There are many fathers who are wishing just to have the contact to build the relationships with their children and cherish the gift of time. “For my Father’s Day gift, I want to be able to spend that holiday and regular days just being a father to my son,” comments Harry Hamilton, an attorney and former professional athlete whose stellar career at Penn State University gained him a spot in the NFL where he racked up impressive statistics while playing for the New York Jets and Tampa Bay Buccaneers.
“People think that those of us who have lived in the spotlight get everything that we want, but that is not the case. We suffer the same challenges; sometimes more so, in achieving those simple things in life including just spending equal time with my son, which is the most important thing for me right now.”

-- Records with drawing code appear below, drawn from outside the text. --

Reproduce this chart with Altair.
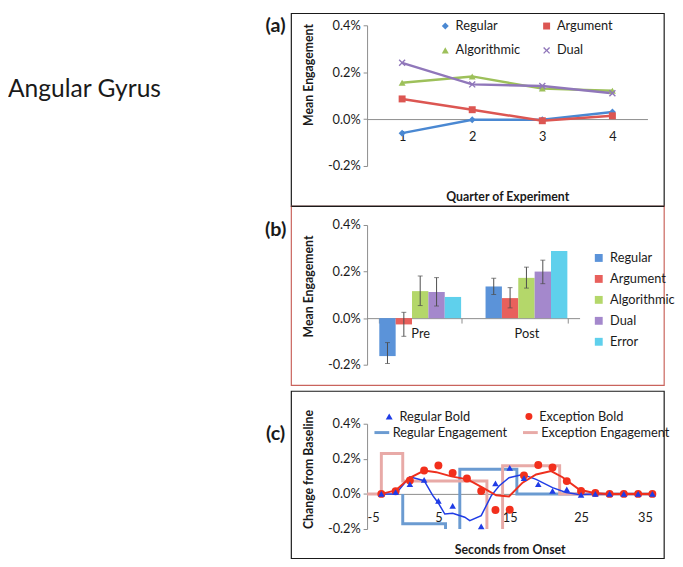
import altair as alt
import pandas as pd

# ---------------- data ----------------
# (a) engagement by quarter of experiment (in %)
quarters = ["1", "2", "3", "4"]
series_a = ["Regular", "Argument", "Algorithmic", "Dual"]
regular_a = [-0.060, -0.003, -0.003, 0.030]
argument_a = [0.086, 0.040, -0.007, 0.014]
algorithmic_a = [0.155, 0.182, 0.130, 0.121]
dual_a = [0.240, 0.148, 0.141, 0.110]

# (b) pre / post means with error bars (in %)
phases = ["Pre", "Post"]
series_b = ["Regular", "Argument", "Algorithmic", "Dual", "Error"]
pre_mean = [-0.163, -0.027, 0.116, 0.112, 0.091]
post_mean = [0.136, 0.086, 0.173, 0.200, 0.288]
pre_low = [-0.195, -0.078, 0.054, 0.052, None]
pre_high = [-0.105, 0.025, 0.181, 0.174, None]
post_low = [0.102, 0.044, 0.129, 0.148, None]
post_high = [0.171, 0.131, 0.219, 0.249, None]

# (c) change from baseline over time (in %)
seconds = [-3, -1, 1, 3, 5, 7, 9, 11, 13, 15, 17, 19, 21, 23, 25, 27, 29, 31, 33, 35]
regular_bold = [0.0, 0.010, 0.055, 0.080, -0.040, -0.068, None, -0.185, 0.060, 0.148,
                0.090, 0.055, 0.017, 0.026, -0.005, 0.0, 0.0, 0.0, 0.0, 0.0]
exception_bold = [0.0, 0.015, 0.077, 0.133, 0.162, 0.120, 0.088, 0.017, -0.092, -0.090,
                  0.105, 0.165, 0.150, 0.073, 0.017, 0.005, 0.0, 0.0, 0.0, 0.0]
regular_fit_t = [-3, -1, 1, 3, 4.2, 5, 5.9, 7, 8.7, 9.4, 11, 12.4, 13.5, 14.9, 16.8, 18.7,
                 21, 22.9, 24.7, 27, 29, 31, 33, 35]
regular_fit_v = [0.0, 0.0, 0.097, 0.075, -0.008, -0.053, -0.115, -0.110, -0.133, -0.152,
                 -0.124, -0.011, 0.045, 0.092, 0.111, 0.083, 0.036, 0.008, -0.003, 0.0,
                 0.0, 0.0, 0.0, 0.0]
exception_fit_t = [-3, -1, 1, 3, 4.7, 6.8, 9.1, 11.2, 13.1, 14.9, 16.8, 18.7, 20.8, 22.4,
                   24.7, 26.8, 28.5, 31, 33, 35]
exception_fit_v = [0.0, 0.020, 0.092, 0.133, 0.124, 0.100, 0.083, 0.036, -0.008, -0.015,
                   0.064, 0.111, 0.130, 0.095, 0.026, 0.005, 0.0, 0.0, 0.0, 0.0]
regular_eng_t = [0, 0, 6, 8, 16, 35]
regular_eng_v = [0.0, -0.170, -0.300, 0.140, 0.0, 0.0]
exception_eng_t = [-5, -3, 0, 11.8, 14, 22, 35]
exception_eng_v = [0.0, 0.230, 0.073, -0.300, 0.160, 0.0, 0.0]

# ---------------- styling ----------------
AX = "#8c8c8c"
TXT = "#1a1a1a"
colors_a = {"Regular": "#4a88d2", "Argument": "#dc5652",
            "Algorithmic": "#9dc05a", "Dual": "#9077ba"}
shapes_a = {"Regular": "diamond", "Argument": "square", "Algorithmic": "triangle-up",
            "Dual": ("M-1,-0.72L-0.72,-1L0,-0.28L0.72,-1L1,-0.72L0.28,0L1,0.72L0.72,1"
                     "L0,0.28L-0.72,1L-1,0.72L-0.28,0Z")}
# legend fills column by column: this order gives rows Regular/Argument, Algorithmic/Dual
legend_order_a = ["Regular", "Algorithmic", "Argument", "Dual"]
colors_b = ["#5b93d9", "#e8605c", "#b4d76a", "#a488cc", "#5fd0ec"]
W_A, H_A = 285, 143
W_B, H_B = 216, 142
W_C, H_C = 290, 107
LABEL_EXPR = "(datum.value < 0 ? '-' : '') + format(abs(datum.value), '.1f') + '%'"


def pct_axis(title, title_y, title_pad):
    return alt.Axis(values=[-0.2, 0.0, 0.2, 0.4], labelExpr=LABEL_EXPR, title=title,
                    titleY=title_y, titlePadding=title_pad, tickSize=4, labelPadding=3,
                    domainColor=AX, tickColor=AX, grid=False)


def yscale():
    return alt.Scale(domain=[-0.2, 0.4], nice=False, zero=False)


def box(x1, x2, y1, y2, color):
    return alt.Chart(pd.DataFrame({"k": [0]})).mark_rect(
        fillOpacity=0, stroke=color, strokeWidth=1.2
    ).encode(x=alt.value(x1), x2=alt.value(x2), y=alt.value(y1), y2=alt.value(y2))


def label(text, x, y, size, bold=True, align="center"):
    return alt.Chart(pd.DataFrame({"label": [text]})).mark_text(
        fontSize=size, fontWeight="bold" if bold else "normal", align=align,
        baseline="alphabetic", color=TXT
    ).encode(x=alt.value(x), y=alt.value(y), text="label:N")


# ---------------- panel (a) ----------------
df_a = pd.DataFrame([
    {"Quarter": q, "Series": s, "Value": v}
    for s, vals in zip(series_a, [regular_a, argument_a, algorithmic_a, dual_a])
    for q, v in zip(quarters, vals)
])
xa = alt.X("Quarter:N", sort=quarters, scale=alt.Scale(type="point", padding=0.5),
           axis=alt.Axis(title="Quarter of Experiment", labelAngle=0,
                         offset=-(H_A - H_A * 0.4 / 0.6), tickSize=0, labelPadding=12,
                         titlePadding=48, domainColor=AX))
ya = alt.Y("Value:Q", scale=yscale(), axis=pct_axis("Mean Engagement", 50, 12))
cscale_a = alt.Scale(domain=legend_order_a, range=[colors_a[s] for s in legend_order_a])
sscale_a = alt.Scale(domain=legend_order_a, range=[shapes_a[s] for s in legend_order_a])
legend_a = alt.Legend(title=None, orient="none", legendX=73, legendY=-6, columns=2,
                      columnPadding=20, rowPadding=11, labelFontSize=13, symbolSize=50,
                      labelOffset=4, padding=0)
line_layers_a = [
    alt.Chart(df_a).transform_filter(alt.datum.Series == s)
    .mark_line(strokeWidth=2.5, color=colors_a[s]).encode(x=xa, y=ya)
    for s in series_a
]
pts_a = alt.Chart(df_a).mark_point(filled=True, size=50, opacity=1).encode(
    x=xa, y=ya,
    color=alt.Color("Series:N", scale=cscale_a, legend=legend_a),
    shape=alt.Shape("Series:N", scale=sscale_a, legend=legend_a))
chart_a = alt.layer(
    box(-77, 302, -12, 184, "#1a1a1a"), *line_layers_a, pts_a,
    label("(a)", -93, 7, 20),
    label("Angular Gyrus", -365, 73, 25, bold=False, align="left"),
).properties(width=W_A, height=H_A)

# ---------------- panel (b) ----------------
rows_b = []
for phase, means, lows, highs in [("Pre", pre_mean, pre_low, pre_high),
                                  ("Post", post_mean, post_low, post_high)]:
    for s, m, lo, hi in zip(series_b, means, lows, highs):
        rows_b.append({"Phase": phase, "Series": s, "Mean": m, "Low": lo, "High": hi})
df_b = pd.DataFrame(rows_b)
df_b_err = df_b.dropna()
xb = alt.X("Phase:N", sort=phases, scale=alt.Scale(paddingInner=0.23, paddingOuter=0.115),
           axis=alt.Axis(title=None, labelAngle=0, offset=-(H_B - H_B * 0.4 / 0.6),
                         tickBand="extent", tickSize=5, labelPadding=5,
                         domainColor=AX, tickColor=AX))
xob = alt.XOffset("Series:N", sort=series_b,
                  scale=alt.Scale(domain=series_b, paddingInner=0, paddingOuter=0))
axis_b = pct_axis("Mean Engagement", 62, 12)
legend_b = alt.Legend(title=None, orient="none", legendX=229, legendY=27, rowPadding=7.3,
                      symbolSize=64, symbolType="square", labelOffset=5, labelFontSize=13,
                      padding=0)
bars = alt.Chart(df_b).mark_bar().encode(
    x=xb, xOffset=xob, y=alt.Y("Mean:Q", scale=yscale(), axis=axis_b),
    color=alt.Color("Series:N", scale=alt.Scale(domain=series_b, range=colors_b),
                    legend=legend_b))
err = alt.Chart(df_b_err).mark_rule(color="#4d4d4d", strokeWidth=1).encode(
    x=xb, xOffset=xob, y=alt.Y("Low:Q", scale=yscale(), axis=axis_b), y2="High:Q")
cap_lo = alt.Chart(df_b_err).mark_tick(color="#4d4d4d", size=5, thickness=1).encode(
    x=xb, xOffset=xob, y=alt.Y("Low:Q", scale=yscale(), axis=axis_b))
cap_hi = alt.Chart(df_b_err).mark_tick(color="#4d4d4d", size=5, thickness=1).encode(
    x=xb, xOffset=xob, y=alt.Y("High:Q", scale=yscale(), axis=axis_b))
top_line = alt.Chart(pd.DataFrame({"k": [0]})).mark_rule(color="#1a1a1a", strokeWidth=1.2).encode(
    x=alt.value(-77), x2=alt.value(302), y=alt.value(-19))
chart_b = alt.layer(
    box(-77, 302, -19, 163, "#c9635c"), bars, err, cap_lo, cap_hi, top_line,
    label("(b)", -93, 11, 20),
).properties(width=W_B, height=H_B)

# ---------------- panel (c) ----------------
df_rb = pd.DataFrame({"t": seconds, "v": regular_bold, "Series": "Regular Bold"}).dropna()
df_eb = pd.DataFrame({"t": seconds, "v": exception_bold, "Series": "Exception Bold"})
df_rf = pd.DataFrame({"t": regular_fit_t, "v": regular_fit_v})
df_ef = pd.DataFrame({"t": exception_fit_t, "v": exception_fit_v})
df_re = pd.DataFrame({"t": regular_eng_t, "v": regular_eng_v, "Series": "Regular Engagement",
                      "i": range(len(regular_eng_t))})
df_ee = pd.DataFrame({"t": exception_eng_t, "v": exception_eng_v,
                      "Series": "Exception Engagement", "i": range(len(exception_eng_t))})

xc = alt.X("t:Q", scale=alt.Scale(domain=[-5, 35], nice=False, zero=False),
           axis=alt.Axis(values=[-5, 5, 15, 25, 35],
                         labelExpr="(datum.value < 0 ? '-' : '') + abs(datum.value)",
                         title="Seconds from Onset", offset=-(H_C - H_C * 0.4 / 0.6),
                         tickSize=0, labelPadding=18, titlePadding=20, domainColor=AX))
yc = alt.Y("v:Q", scale=yscale(), axis=pct_axis("Change from Baseline", 46, 12))

stroke_c = alt.Scale(domain=["Regular Engagement", "Exception Engagement"],
                     range=["#6b9bd1", "#e8aaa7"])
legend_c2 = alt.Legend(title=None, orient="none", legendX=6, legendY=0, columns=2,
                       columnPadding=9, symbolType="stroke", symbolStrokeWidth=3,
                       symbolSize=225, labelOffset=2, labelFontSize=13, padding=0)
step_r = alt.Chart(df_re).mark_line(interpolate="step-after", strokeWidth=3, clip=True).encode(
    x=xc, y=yc, order="i:Q", stroke=alt.Stroke("Series:N", scale=stroke_c, legend=legend_c2))
step_e = alt.Chart(df_ee).mark_line(interpolate="step-after", strokeWidth=3, clip=True).encode(
    x=xc, y=yc, order="i:Q", stroke=alt.Stroke("Series:N", scale=stroke_c, legend=legend_c2))

fit_r = alt.Chart(df_rf).mark_line(color="#1f3ce6", strokeWidth=1.5).encode(x=xc, y=yc)
fit_e = alt.Chart(df_ef).mark_line(color="#ee2f1e", strokeWidth=2).encode(x=xc, y=yc)

cscale_c = alt.Scale(domain=["Regular Bold", "Exception Bold"], range=["#1f3ce6", "#f22f1c"])
sscale_c = alt.Scale(domain=["Regular Bold", "Exception Bold"], range=["triangle-up", "circle"])
legend_c1 = alt.Legend(title=None, orient="none", legendX=16, legendY=-14, columns=2,
                       columnPadding=52, labelFontSize=13, symbolSize=50, labelOffset=4,
                       padding=0)
pts_e = alt.Chart(df_eb).mark_point(filled=True, size=65, opacity=1).encode(
    x=xc, y=yc, color=alt.Color("Series:N", scale=cscale_c, legend=legend_c1),
    shape=alt.Shape("Series:N", scale=sscale_c, legend=legend_c1))
pts_r = alt.Chart(df_rb).mark_point(filled=True, size=45, opacity=1).encode(
    x=xc, y=yc, color=alt.Color("Series:N", scale=cscale_c, legend=legend_c1),
    shape=alt.Shape("Series:N", scale=sscale_c, legend=legend_c1))

chart_c = alt.layer(
    box(-77, 302, -33, 137, "#1a1a1a"), step_r, step_e, fit_r, fit_e, pts_e, pts_r,
    label("(c)", -93, 17, 20),
).properties(width=W_C, height=H_C)

chart = alt.vconcat(chart_a, chart_b, chart_c, spacing=60, bounds="flush").resolve_scale(
    color="independent", shape="independent", stroke="independent"
).resolve_legend(
    color="independent", shape="independent", stroke="independent"
).properties(
    padding=0
).configure(font="Lato").configure_view(strokeWidth=0).configure_axis(
    labelFontSize=13, titleFontSize=12.5, labelColor=TXT, titleColor=TXT,
    titleFontWeight="bold", grid=False
).configure_legend(labelColor=TXT)

chart.save("out.html", embed_options={"renderer": "svg", "actions": False})
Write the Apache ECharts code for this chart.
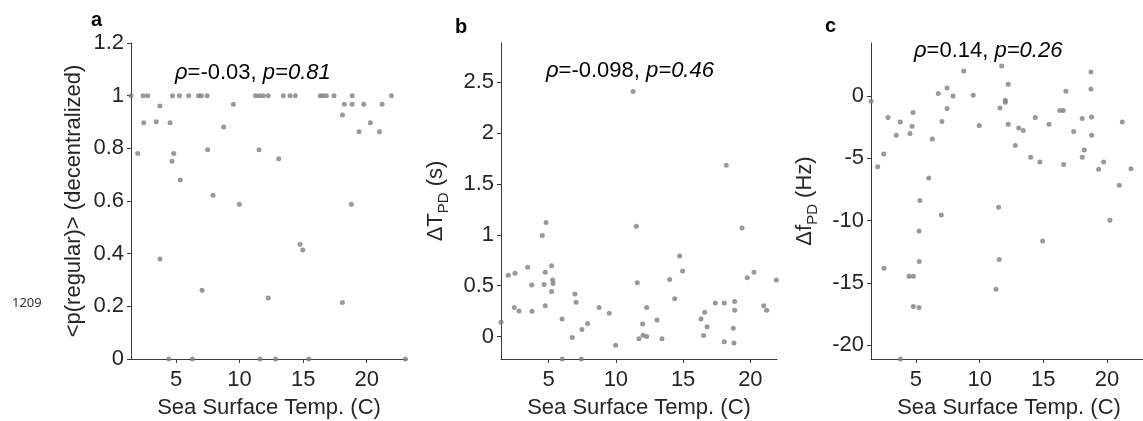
<!DOCTYPE html>
<html>
<head>
<meta charset="utf-8">
<script src="https://cdn.jsdelivr.net/npm/echarts@6/dist/echarts.min.js"></script>
<style>
html,body{margin:0;padding:0;background:#fff;}
#chart{width:1143px;height:421px;}
</style>
</head>
<body>
<div id="chart"></div>
<script>
// ---- Panel a: <p(regular)> (decentralized) vs SST ----
const aX = [1.46, 2.42, 2.78, 4.72, 5.27, 6.0, 6.77, 7.0, 7.45, 11.25, 11.56, 11.87, 12.25, 13.44, 13.97, 14.39, 16.35, 16.57, 16.83, 17.43, 18.86, 21.95,
  3.74, 2.46, 3.45, 4.53, 9.51, 8.75, 1.99, 4.82, 4.69, 7.49, 11.53, 5.34, 7.91, 9.98, 3.74, 7.05, 12.26, 4.43, 6.29, 11.61,
  18.24, 18.85, 19.77, 21.21, 18.09, 20.29, 19.40, 21.0, 13.08, 18.79, 14.76, 14.97, 18.09, 12.84, 15.44, 23.04];
const aY = [1, 1, 1, 1, 1, 1, 1, 1, 1, 1, 1, 1, 1, 1, 1, 1, 1, 1, 1, 1, 1, 1,
  0.961, 0.897, 0.901, 0.897, 0.967, 0.881, 0.780, 0.780, 0.751, 0.795, 0.795, 0.680, 0.622, 0.588, 0.380, 0.261, 0.232, 0, 0, 0,
  0.967, 0.967, 0.967, 0.967, 0.927, 0.897, 0.863, 0.863, 0.760, 0.588, 0.436, 0.414, 0.215, 0, 0, 0];

// ---- Panel b: ΔT_PD (s) vs SST ----
const bX = [11.28, 4.81, 4.53, 11.52, 5.22, 3.44, 2.0, 2.50, 4.75, 5.30, 5.33, 3.74, 4.66, 11.59, 5.22, 6.96, 7.04, 2.45, 2.80, 3.77, 4.75, 8.75, 9.51, 1.46, 6.0, 7.90, 7.48, 6.76, 9.98, 11.72, 6.0, 7.43,
  18.21, 19.38, 14.74, 14.96, 14.0, 19.77, 20.27, 21.93, 14.37, 12.29, 17.39, 18.06, 18.83, 18.83, 20.99, 21.21, 16.6, 16.33, 11.99, 13.06, 16.78, 18.73, 12.02, 12.29, 13.43, 16.52, 18.06, 18.78];
const bY = [2.407, 1.120, 0.992, 1.085, 0.697, 0.682, 0.603, 0.623, 0.633, 0.557, 0.521, 0.508, 0.511, 0.528, 0.442, 0.419, 0.337, 0.285, 0.252, 0.249, 0.304, 0.285, 0.230, 0.140, 0.174, 0.128, 0.069, -0.01, -0.085, -0.02, -0.22, -0.22,
  1.684, 1.068, 0.792, 0.645, 0.56, 0.579, 0.632, 0.557, 0.373, 0.285, 0.331, 0.331, 0.344, 0.259, 0.304, 0.259, 0.240, 0.174, 0.125, 0.164, 0.098, 0.082, 0.014, 0.0, -0.02, 0.01, -0.05, -0.062];

// ---- Panel c: Δf_PD (Hz) vs SST ----
const cX = [1.47, 1.99, 2.46, 2.80, 3.45, 3.77, 4.53, 4.69, 4.76, 5.31, 6.28, 6.0, 6.75, 7.04, 7.44, 7.44, 7.91, 8.75, 9.50, 9.97, 11.6, 11.73, 12.25, 12.02, 12.02, 12.25, 12.8, 13.07, 13.43, 14.01, 14.37, 14.74, 15.45, 16.29, 16.57, 16.6, 16.78, 17.39, 18.06, 18.06, 18.22, 18.75, 18.75, 18.80, 18.80, 19.35, 19.74, 20.97, 21.21, 21.89,
  6.99, 11.49, 20.24, 5.24, 14.95, 2.49, 5.26, 11.54, 4.45, 4.79, 11.28, 4.79, 5.24, 3.77];
const cY = [-0.44, -5.68, -4.66, -1.75, -3.17, -2.10, -3.03, -2.45, -1.35, -8.4, -3.46, -6.59, 0.18, -2.07, 0.63, -1.03, -0.02, 1.99, 0.04, -2.39, -0.98, 2.39, 0.92, -0.36, -0.52, -2.28, -3.99, -2.58, -2.79, -4.93, -1.75, -5.3, -2.28, -1.19, -1.19, -5.51, 0.36, -2.87, -1.83, -4.93, -4.34, 1.91, 0.55, -1.70, -3.17, -5.89, -5.3, -7.17, -2.10, -5.84,
  -9.55, -8.94, -9.98, -10.84, -11.64, -13.83, -13.29, -13.13, -14.47, -14.47, -15.51, -16.9, -16.98, -21.1];

// ---- Tick labels ----
const xTicks = [5, 10, 15, 20];
const aYTicks = [0, 0.2, 0.4, 0.6, 0.8, 1, 1.2];
const bYTicks = [0, 0.5, 1, 1.5, 2, 2.5];
const cYTicks = [-20, -15, -10, -5, 0];

// ---- Texts ----
const xTitle = 'Sea Surface Temp. (C)';
const aYTitle = '<p(regular)> (decentralized)';
const panelLetters = ['a', 'b', 'c'];
const statsRho = ['-0.03', '-0.098', '0.14'];
const statsP = ['0.81', '0.46', '0.26'];

const zip = (xs, ys) => xs.map((x, i) => [x, ys[i]]);

const TXT = '#262626';
const AX = '#3a3a3a';
const FONT = 'Liberation Sans, Arial, sans-serif';
const TICKFS = 22;
const NAMEFS = 22;

function xAxis(gi, min, max) {
  return {
    type: 'value', gridIndex: gi, min: min, max: max,
    name: xTitle, nameLocation: 'middle', nameGap: 38,
    nameTextStyle: { color: TXT, fontSize: NAMEFS, fontFamily: FONT },
    axisLine: { show: true, onZero: false, lineStyle: { color: AX, width: 1 } },
    axisTick: { show: true, inside: false, length: 4, customValues: xTicks, lineStyle: { color: AX } },
    axisLabel: { customValues: xTicks, color: TXT, fontSize: TICKFS, fontFamily: FONT, margin: 10 },
    splitLine: { show: false }
  };
}
function yAxis(gi, min, max, ticks, name, gap, extra) {
  return Object.assign({
    type: 'value', gridIndex: gi, min: min, max: max,
    name: name, nameLocation: 'middle', nameGap: gap, nameRotate: 90,
    nameTextStyle: { color: TXT, fontSize: NAMEFS, fontFamily: FONT },
    axisLine: { show: true, onZero: false, lineStyle: { color: AX, width: 1 } },
    axisTick: { show: true, inside: false, length: 4, customValues: ticks, lineStyle: { color: AX } },
    axisLabel: { customValues: ticks, color: TXT, fontSize: TICKFS, fontFamily: FONT, margin: 7 },
    splitLine: { show: false }
  }, extra || {});
}
const subRich = {
  sub: { fontSize: 15, fontFamily: FONT, color: TXT, verticalAlign: 'bottom', lineHeight: 15 }
};

function scatter(i, data) {
  return {
    type: 'scatter', xAxisIndex: i, yAxisIndex: i, data: data,
    symbol: 'circle', symbolSize: 5, clip: false, silent: true,
    itemStyle: { color: '#808080' }
  };
}

const statRich = {
  i: { fontSize: 22, fontFamily: FONT, fontStyle: 'italic', fill: '#000', color: '#000' },
  n: { fontSize: 22, fontFamily: FONT, fill: '#000', color: '#000' }
};
function stat(k, left, top) {
  return {
    type: 'text', left: left, top: top,
    style: { text: '{i|ρ}{n|=' + statsRho[k] + ', }{i|p=' + statsP[k] + '}', rich: statRich, font: '22px ' + FONT, fill: '#000' }
  };
}
function letter(k, left, top) {
  return {
    type: 'text', left: left, top: top,
    style: { text: panelLetters[k], font: 'bold 20px ' + FONT, fill: '#000' }
  };
}

const gridBase = { width: 276, height: 316, top: 43, containLabel: false, outerBoundsMode: 'none' };

const chart = echarts.init(document.getElementById('chart'), null, { renderer: 'canvas' });
chart.setOption({
  backgroundColor: '#fff',
  animation: false,
  grid: [
    Object.assign({ left: 131 }, gridBase),
    Object.assign({ left: 501 }, gridBase),
    Object.assign({ left: 871 }, gridBase)
  ],
  xAxis: [
    xAxis(0, 1.46, 23.17),
    xAxis(1, 1.46, 21.98),
    xAxis(2, 1.465, 23.15)
  ],
  yAxis: [
    yAxis(0, 0, 1.2, aYTicks, aYTitle, 46),
    yAxis(1, -0.22, 2.884, bYTicks, 'ΔT{sub|PD} (s)', 50, { nameTextStyle: { color: TXT, fontSize: NAMEFS, fontFamily: FONT, lineHeight: 30, rich: subRich } }),
    yAxis(2, -21.1, 4.23, cYTicks, 'Δf{sub|PD} (Hz)', 51, { nameTextStyle: { color: TXT, fontSize: NAMEFS, fontFamily: FONT, lineHeight: 30, rich: subRich } })
  ],
  series: [
    scatter(0, zip(aX, aY)),
    scatter(1, zip(bX, bY)),
    scatter(2, zip(cX, cY))
  ],
  graphic: [
    stat(0, 175, 62),
    stat(1, 546, 60),
    stat(2, 914, 40),
    letter(0, 91, 10),
    letter(1, 455, 17),
    letter(2, 825, 16),
    { type: 'text', left: 12, top: 297, style: { text: '1209', font: '13px Noto Sans', fill: '#333' } }
  ]
});
</script>
</body>
</html>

Hamilton has been embroiled in an extensive custody battle and continues to challenge the stereotypes that African American males fall victim. “My father, Dr. Stan Hamilton, did not shy away from his responsibilities to raise me and I am fighting for the same opportunity to raise my son so he can be better equipped to face the world around him.”
Studies have shown the detrimental effects to male children, especially African American males, who experience being raised in a household without a father figure or strong male role models. A report from the National Center for Policy Analysis states that virtually every major social pathology — including violent crime, drug and alcohol abuse, truancy, teen pregnancy and suicide — is strongly associated with fatherlessness.
In addition, the connection of social pathologies with fatherless homes is so strong that some researchers have concluded that the likelihood of children’s involvement in crime is determined by the extent of both parents’ involvement in their children’s lives, rather than income or race.
A number of organizations have been involved with bringing about social changes and addressing stigmas and stereotypes that have hampered the role of fathers. Real Men Cook has launched national tours to highlight the well rounded male and to highlight male role models and fathers in their local communities.
“We have to collectively address the fact that all fathers are not dead beats and many want to actively participate in the lives of their children,” adds Hamilton, who is continuing his late father’s legacy of making sure that no child is left hungry or homeless. “I see what is happening to children who are forgotten and lost in the system. I hope to stand up for them as well as for my own rights as a father. We need all hands on deck to bring about the changes that are needed to happen to make the role of fathers more equitable for the sake of the children. The time has more than come.”
Father’s Day is the holiday to celebrate our fathers, grandfathers, brothers, uncles, nephews, sons and all those male role models who have positively influenced one’s life. Whether the gifts for Father’s Day are a shirt and tie or a homemade meal, the new era of celebration includes a new awareness of the role of father in our society. When one talks about gifts for Father’s Day, maybe this is the time to look beyond the material items and look towards each other with helping hands united. R&B Artist Teddy Pendergrass once sang “The world won’t get no better if we just let it be. We have to change it, yeah, just you and me.” We are all in this together.
Mereday is a contributing writer for Regal Black Men’s Magazine.